Le Comunità europee, nate a Roma nel 1957, non erano allora dotate di strumenti politici e giurisdizionali per proteggere i diritti dell’Uomo e salvaguardare lo stato di diritto né al loro interno né nei rapporti con i paesi associati anche se la Corte di Giustizia aveva affermato che i valori legati ai diritti fondamentali facevano parte di fatto della sua ragion d’essere.

Nonostante questa grave lacuna nei trattati, le Comunità europee decisero di congelare l’accordo di associazione con la Grecia dei colonnelli con una scelta politica e giuridica che ebbe un innegabile effetto sull’indebolimento interno della dittatura e sulla sua caduta nel 1974 e che vale la pena di raccontare.

Dopo la decisione del Consiglio d’Europa era nato un dibattito all’interno della Commissione europea (allora presieduta dall’italiano Malfatti con Spinelli commissario all’industria e alla ricerca), del Consiglio dei Ministri e del Parlamento europeo sulle relazioni con la Grecia fascista.

Il dossier era di competenza del commissario tedesco Ralf Dahrendorf che, con apparente puntigliosità giuridica, sostenne il principio pacta sunt servanda suscitando inizialmente una reazione pilatesca dei suoi colleghi commissari e del Presidente Malfatti con l’eccezione di Altiero Spinelli che aveva mantenuto rapporti con la resistenza greca (oltre che con le opposizioni antifasciste nella Spagna di Franco e nel Portogallo di Salazar).

Aiutato dall’esule giurista greco Yankos Siotis, Spinelli smontò la tesi di Dahrendorf sostenendo il principio rebus sic stantibus e convincendo la Commissione a chiedere al Consiglio il congelamento dell’accordo di associazione con la Grecia fino alla caduta del regime e al ripristino della democrazia.

Il Consiglio d’Europa e l’Unione europea si trovano oggi di fronte alla Turchia, membro quasi fondatore del primo (ha aderito nel 1950) e associato all’altra con lo status di paese candidato da vent’anni all’adesione, le cui libertà costituzionali sono state annullate e in cui lo stato di diritto è costantemente violato a cominciare dalla indipendenza della magistratura con la conseguenza di rendere di fatto impossibili i ricorsi dei cittadini turchi alla Corte europea dei diritti dell’Uomo.

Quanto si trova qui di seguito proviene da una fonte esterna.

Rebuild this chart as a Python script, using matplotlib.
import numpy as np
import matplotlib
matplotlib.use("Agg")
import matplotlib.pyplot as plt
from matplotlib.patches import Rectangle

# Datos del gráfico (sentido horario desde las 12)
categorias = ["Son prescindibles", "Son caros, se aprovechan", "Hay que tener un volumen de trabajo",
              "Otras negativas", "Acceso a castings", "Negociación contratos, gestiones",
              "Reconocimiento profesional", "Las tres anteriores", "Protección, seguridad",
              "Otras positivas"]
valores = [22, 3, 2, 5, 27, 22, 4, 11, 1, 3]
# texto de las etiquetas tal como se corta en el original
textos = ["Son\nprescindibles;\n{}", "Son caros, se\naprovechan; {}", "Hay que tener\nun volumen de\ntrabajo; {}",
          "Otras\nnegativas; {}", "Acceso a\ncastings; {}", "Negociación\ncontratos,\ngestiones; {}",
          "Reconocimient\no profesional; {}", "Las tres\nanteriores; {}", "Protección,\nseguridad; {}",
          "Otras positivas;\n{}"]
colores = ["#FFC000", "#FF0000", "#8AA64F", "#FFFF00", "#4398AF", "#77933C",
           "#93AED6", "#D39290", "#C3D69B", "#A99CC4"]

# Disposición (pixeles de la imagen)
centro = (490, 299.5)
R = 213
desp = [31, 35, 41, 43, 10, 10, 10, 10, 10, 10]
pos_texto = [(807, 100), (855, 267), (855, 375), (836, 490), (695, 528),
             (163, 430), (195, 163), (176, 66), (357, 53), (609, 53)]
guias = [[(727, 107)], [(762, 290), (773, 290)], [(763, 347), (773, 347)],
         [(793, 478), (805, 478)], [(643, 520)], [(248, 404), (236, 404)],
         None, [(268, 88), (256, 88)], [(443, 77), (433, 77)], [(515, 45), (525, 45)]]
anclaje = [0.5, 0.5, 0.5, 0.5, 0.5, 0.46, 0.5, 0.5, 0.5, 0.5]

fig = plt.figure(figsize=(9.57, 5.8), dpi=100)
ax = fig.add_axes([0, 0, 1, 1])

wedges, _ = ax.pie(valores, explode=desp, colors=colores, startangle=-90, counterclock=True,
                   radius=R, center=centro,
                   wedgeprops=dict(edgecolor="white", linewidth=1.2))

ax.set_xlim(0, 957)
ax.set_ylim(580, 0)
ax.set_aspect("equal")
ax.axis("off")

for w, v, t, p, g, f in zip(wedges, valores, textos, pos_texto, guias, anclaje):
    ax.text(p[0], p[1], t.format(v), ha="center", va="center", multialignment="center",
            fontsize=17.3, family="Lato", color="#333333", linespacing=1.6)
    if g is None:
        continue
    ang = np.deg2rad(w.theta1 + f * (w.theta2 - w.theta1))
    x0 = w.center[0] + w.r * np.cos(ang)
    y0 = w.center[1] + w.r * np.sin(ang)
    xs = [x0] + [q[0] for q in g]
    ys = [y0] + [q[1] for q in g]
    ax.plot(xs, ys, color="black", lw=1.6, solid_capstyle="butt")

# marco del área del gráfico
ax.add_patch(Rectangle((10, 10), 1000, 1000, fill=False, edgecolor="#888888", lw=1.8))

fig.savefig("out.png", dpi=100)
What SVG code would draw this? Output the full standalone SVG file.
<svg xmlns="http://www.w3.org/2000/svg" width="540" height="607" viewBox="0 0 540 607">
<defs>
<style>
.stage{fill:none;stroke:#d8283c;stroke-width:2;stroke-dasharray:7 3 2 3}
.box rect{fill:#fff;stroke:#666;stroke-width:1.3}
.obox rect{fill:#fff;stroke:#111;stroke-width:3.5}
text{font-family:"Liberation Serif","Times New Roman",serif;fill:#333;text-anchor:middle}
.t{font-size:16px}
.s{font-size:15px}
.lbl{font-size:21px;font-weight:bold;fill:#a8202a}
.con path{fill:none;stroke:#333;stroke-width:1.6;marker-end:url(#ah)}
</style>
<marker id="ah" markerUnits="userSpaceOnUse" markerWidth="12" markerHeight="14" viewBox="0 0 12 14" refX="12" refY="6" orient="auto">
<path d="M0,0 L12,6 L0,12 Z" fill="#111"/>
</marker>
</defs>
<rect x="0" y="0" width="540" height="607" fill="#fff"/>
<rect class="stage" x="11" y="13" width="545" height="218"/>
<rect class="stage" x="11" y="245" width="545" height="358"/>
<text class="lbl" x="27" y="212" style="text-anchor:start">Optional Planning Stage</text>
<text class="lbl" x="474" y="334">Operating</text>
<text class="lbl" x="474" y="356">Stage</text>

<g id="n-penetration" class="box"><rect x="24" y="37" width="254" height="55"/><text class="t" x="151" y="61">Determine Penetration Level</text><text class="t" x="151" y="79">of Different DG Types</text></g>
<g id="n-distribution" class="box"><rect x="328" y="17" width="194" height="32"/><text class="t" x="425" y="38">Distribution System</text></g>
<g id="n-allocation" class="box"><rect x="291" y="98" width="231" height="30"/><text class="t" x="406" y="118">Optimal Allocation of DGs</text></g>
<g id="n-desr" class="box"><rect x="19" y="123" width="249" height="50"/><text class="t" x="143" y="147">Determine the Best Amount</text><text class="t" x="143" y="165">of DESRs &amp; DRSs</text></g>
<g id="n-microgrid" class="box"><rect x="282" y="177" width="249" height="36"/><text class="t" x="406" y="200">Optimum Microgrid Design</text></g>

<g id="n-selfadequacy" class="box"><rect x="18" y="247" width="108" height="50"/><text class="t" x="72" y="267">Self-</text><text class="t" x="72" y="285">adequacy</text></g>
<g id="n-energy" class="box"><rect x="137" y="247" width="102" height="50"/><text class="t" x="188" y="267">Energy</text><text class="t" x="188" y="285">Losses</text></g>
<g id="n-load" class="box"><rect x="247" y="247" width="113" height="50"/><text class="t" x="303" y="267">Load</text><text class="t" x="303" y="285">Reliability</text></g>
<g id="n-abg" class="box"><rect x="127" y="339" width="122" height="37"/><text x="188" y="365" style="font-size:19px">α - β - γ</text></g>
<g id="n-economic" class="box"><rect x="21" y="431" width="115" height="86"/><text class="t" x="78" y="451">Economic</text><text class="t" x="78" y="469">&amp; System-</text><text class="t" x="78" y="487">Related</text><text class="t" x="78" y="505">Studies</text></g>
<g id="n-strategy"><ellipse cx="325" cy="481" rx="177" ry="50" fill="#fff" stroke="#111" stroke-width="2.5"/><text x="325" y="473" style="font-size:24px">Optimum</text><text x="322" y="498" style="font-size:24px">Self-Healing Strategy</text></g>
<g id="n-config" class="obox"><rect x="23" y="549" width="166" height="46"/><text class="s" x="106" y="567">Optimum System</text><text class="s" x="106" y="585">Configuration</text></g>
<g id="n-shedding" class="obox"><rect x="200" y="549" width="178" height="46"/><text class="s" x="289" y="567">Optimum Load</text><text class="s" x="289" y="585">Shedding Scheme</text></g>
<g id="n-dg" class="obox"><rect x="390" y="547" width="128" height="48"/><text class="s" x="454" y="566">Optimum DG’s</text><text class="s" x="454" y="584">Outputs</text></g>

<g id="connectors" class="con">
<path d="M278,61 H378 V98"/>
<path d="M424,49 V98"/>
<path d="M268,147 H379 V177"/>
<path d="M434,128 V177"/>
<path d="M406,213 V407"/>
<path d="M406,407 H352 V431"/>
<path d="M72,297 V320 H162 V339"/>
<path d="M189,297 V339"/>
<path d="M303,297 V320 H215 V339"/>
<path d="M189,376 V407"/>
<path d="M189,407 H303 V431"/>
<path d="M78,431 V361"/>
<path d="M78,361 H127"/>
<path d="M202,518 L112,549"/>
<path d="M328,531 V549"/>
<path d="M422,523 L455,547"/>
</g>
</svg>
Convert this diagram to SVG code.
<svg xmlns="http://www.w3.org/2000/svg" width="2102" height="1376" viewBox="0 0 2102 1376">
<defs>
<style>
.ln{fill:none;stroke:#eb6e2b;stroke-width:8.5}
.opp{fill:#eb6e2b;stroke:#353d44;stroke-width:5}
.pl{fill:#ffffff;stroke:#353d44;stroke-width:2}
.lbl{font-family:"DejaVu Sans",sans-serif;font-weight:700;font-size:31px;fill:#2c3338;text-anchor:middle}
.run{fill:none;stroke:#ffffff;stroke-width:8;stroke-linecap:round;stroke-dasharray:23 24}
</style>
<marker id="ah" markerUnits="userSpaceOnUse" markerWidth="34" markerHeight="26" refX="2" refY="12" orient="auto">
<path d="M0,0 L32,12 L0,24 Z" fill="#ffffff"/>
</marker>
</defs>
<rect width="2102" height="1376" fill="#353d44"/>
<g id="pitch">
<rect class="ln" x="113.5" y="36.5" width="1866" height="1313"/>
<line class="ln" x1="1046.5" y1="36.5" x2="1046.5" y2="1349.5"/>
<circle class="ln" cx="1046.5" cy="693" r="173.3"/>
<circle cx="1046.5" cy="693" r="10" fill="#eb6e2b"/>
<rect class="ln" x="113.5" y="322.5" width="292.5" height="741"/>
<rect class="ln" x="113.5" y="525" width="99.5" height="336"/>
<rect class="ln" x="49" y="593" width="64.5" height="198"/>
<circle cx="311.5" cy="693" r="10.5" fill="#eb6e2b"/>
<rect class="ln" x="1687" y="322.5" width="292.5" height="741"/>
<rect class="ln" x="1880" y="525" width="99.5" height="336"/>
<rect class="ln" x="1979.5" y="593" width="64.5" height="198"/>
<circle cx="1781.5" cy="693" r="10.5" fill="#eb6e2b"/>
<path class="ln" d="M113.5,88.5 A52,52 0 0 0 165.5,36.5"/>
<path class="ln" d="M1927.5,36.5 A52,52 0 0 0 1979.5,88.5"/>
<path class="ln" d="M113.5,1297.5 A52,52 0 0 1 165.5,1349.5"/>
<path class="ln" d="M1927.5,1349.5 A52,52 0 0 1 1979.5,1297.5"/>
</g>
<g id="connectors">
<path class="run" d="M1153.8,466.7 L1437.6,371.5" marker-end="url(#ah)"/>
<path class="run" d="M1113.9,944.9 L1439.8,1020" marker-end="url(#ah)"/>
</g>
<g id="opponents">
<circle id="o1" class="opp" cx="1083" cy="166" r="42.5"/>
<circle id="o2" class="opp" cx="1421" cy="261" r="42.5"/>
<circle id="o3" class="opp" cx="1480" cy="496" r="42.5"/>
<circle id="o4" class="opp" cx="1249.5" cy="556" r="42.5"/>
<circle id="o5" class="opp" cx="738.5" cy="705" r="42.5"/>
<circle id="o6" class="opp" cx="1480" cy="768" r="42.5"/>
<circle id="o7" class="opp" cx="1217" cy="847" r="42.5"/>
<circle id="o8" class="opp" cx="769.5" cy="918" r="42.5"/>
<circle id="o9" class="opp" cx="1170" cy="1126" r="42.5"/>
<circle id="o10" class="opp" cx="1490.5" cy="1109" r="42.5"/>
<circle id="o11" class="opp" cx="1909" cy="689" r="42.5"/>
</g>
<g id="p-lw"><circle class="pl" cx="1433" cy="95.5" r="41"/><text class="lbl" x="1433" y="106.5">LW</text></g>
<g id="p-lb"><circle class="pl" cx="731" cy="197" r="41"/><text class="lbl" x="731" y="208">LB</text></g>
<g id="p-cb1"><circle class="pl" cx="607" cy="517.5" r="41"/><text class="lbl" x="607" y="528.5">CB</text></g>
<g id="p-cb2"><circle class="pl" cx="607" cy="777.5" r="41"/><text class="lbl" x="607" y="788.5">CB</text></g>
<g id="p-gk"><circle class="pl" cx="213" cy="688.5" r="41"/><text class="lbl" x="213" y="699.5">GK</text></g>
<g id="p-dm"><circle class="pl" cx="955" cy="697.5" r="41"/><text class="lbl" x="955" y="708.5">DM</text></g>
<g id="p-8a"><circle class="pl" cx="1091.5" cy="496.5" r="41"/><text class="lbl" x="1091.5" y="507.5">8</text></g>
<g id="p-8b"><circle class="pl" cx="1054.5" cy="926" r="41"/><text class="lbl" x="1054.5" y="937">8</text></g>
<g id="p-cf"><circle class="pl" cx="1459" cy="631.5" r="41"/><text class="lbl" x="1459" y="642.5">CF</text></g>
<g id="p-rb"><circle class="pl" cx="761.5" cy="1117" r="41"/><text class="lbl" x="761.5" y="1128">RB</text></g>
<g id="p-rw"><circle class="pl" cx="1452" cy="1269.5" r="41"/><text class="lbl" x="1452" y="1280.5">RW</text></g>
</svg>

Il  Consiglio d’Europa e l’Unione europea hanno fino ad ora usato nei confronti della Turchia il bastone e la carota – secondo l’espressione usata dalla diplomazia europea - dando la prevalenza alla seconda con effetti praticamente nulli sulla progressiva evaporazione della democrazia giustificando le loro reticenze per mantenere aperti i canali di dialogo con la società civile turca ma essendo prigionieri nel primo caso del sostanzioso contributo finanziario della Turchia al bilancio dell’organizzazione e nel secondo caso alla presenza in Turchia di due milioni e mezzo di rifugiati siriani secondo i dati ufficiali (o cinque milioni secondo le stime non ufficiali) dopo l’accordo firmato nel marzo 2016 su proposta della Germania.

Più in generale i governi europei sono paralizzati dal ruolo della Turchia in tutta la regione medio-orientale e dalle sue mutevoli alleanze, una paralisi aggravata dall’inesistenza di una politica estera e della sicurezza comune dell’Unione europea nel suo insieme.

Di fronte al regime autoritario e islamizzato imposto con la violenza da Erdogan, è arrivato il momento di abbandonare la politica della carota e scegliere quella del bastone sospendendo la partecipazione della Turchia dalla assemblea parlamentare e dal Comitato dei Ministri del Consiglio d’Europa e congelando l’accordo di associazione fra l’UE e la Turchia a cominciare dai suoi aspetti economici e dall’Unione doganale ma mantenendo attivi politiche comuni che vanno a vantaggio dei cittadini turchi come Erasmus Plus o gli aiuti alle organizzazioni non governative e alle associazioni rappresentative della società civile.